Deformation Analysis of Horizontal Microreactor Control Drums Using Finite Element Methods

Abstract

With the diminishing availability of fossil fuel energy and the escalating impacts of climate change, nuclear energy is gaining recognition as a sustainable alternative. However, conventional large light-water nuclear reactors (LLWRs) in the United States pose a substantial financial hurdle due to their high upfront costs. To address this barrier, the development of nuclear microreactors, producing around 1 MWe instead of 1 GWe, is underway. HolosGen is actively designing a microreactor with a non-traditional geometry, deviating from the standard model employed since the 1950s. This project aims to assess the deformation of control components in the microreactor during operation and identify necessary refinements for improved fidelity in design.

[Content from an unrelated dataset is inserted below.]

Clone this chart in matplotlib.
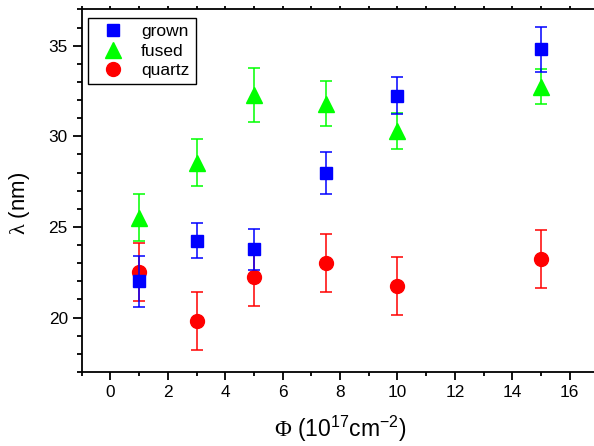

The reactor geometry proposed by HolosGen differs from a LLWR. In a LLWR, the reactor vessel is oriented vertically, and the control components (typically rods or blades) move in and out of the fuel region to control the reaction rate. In the Holosgen mircoreactor design, the reactor vessel is horizontal, and the control components are rotating cylinders (known as control drums) on the periphery of the vessel. This alteration in geometry introduces a different gravitational impact on the components. Additionally, the cylinder is comprised of two discrete materials. The different coefficients of thermal expansion are predicted to cause significant stress within the control element. This project explored the effects of gravity and thermal expansion of a control drum using ANSYS Discovery, a finite element method.